Companies usually base how they pay and reward their employees on financial data. Deon Smit, Chartered Reward Specialist and Executive Committee Member at the South African Reward Association (SARA), says that corporate communications like emails or instant messages, social media posts and many other data sources should be used to provide deeper insights.
These insights can help to keep financial and non-financial elements of remuneration relevant to what employees need as motivation.
“Good data management and analytics will play a central role in developing future reward strategies. Effective reward solutions must be designed based on reality rather than assumptions,” says Smit.
“Reward practitioners must start taking responsibility to gather the right information and develop the ability to draw valid conclusions from the data available.”
Smit offers the following practical guidance:
Start with a purpose
It’s important to decide what business problems should be solved first and what data is best suited to that purpose.
“Tackle the simple business problems first and build up to the big ones,” advises Smit. “This will help you get your data and your process right at each discrete level of growing complexity.”
HR and people data will be central to efforts, but strategic, financial, and corporate communications data will also play an important role.
Be a visionary
For most problems, a large set of historical data is needed to facilitate predictive analysis and produce accurate results.

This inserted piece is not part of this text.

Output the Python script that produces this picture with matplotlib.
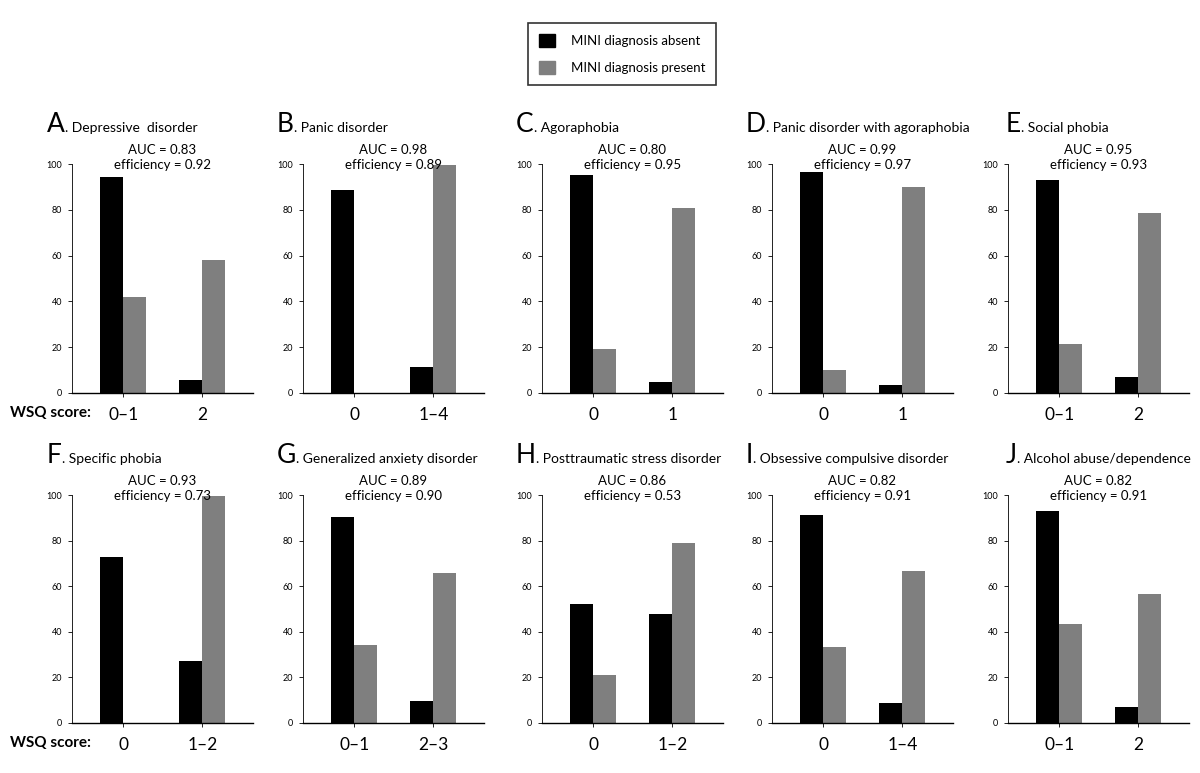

“You have to decide what you want to measure in 6 months from now, build the datasets and make sure the data is accurately captured,” says Smit. “Only after that period will you have enough to work with.”
“One of the first mistakes companies make is to start with incomplete, incompatible or mismatched data,” reports Smit. The data collection methodology employed must be consistent to ensure there are no information gaps that could produce misleading results.
Reward practitioners should understand how datasets are constructed, how relational databases work and how unstructured data found in emails, social posts and other digital sources can be collected. They also need to evolve past Excel and embrace programming languages like R (a statistical language), Python (a general programming language) or SQL (a database query language). In addition, business intelligence and data analysis skills are essential.
This may seem unnecessary for reward programmes but Smit foresees that these competencies will be in demand in the future.
“HR will start hiring data specialists over people specialists because data will become the key to understanding workforce behaviours and motivators,” says Smit. He suggests that practitioners become self-educated to increase their value. Universities now offer numerous free courses on these subjects through MOOC (massive open online courses) platforms.
Don’t forget qualitative inputs
Although quantitative analysis - mathematical and statistical modelling - is critical, reward specialists should not overlook qualitative analysis - the study of observable behaviour or structure. “Don’t become too focused on the numbers,” recommends Smit. “They need to be viewed in conjunction with phenomena like group dynamics, behavioural psychology, generational concerns, cultural norms and other non-numerical inputs.”
Data analysis must always solve a business problem. Once the collected information has been studied and understood, reward specialists can develop innovative solutions and drive their implementation forward.
Smit concludes: “After a solution has been found, the cycle will start over so that another – more complex – business problem can be targeted.”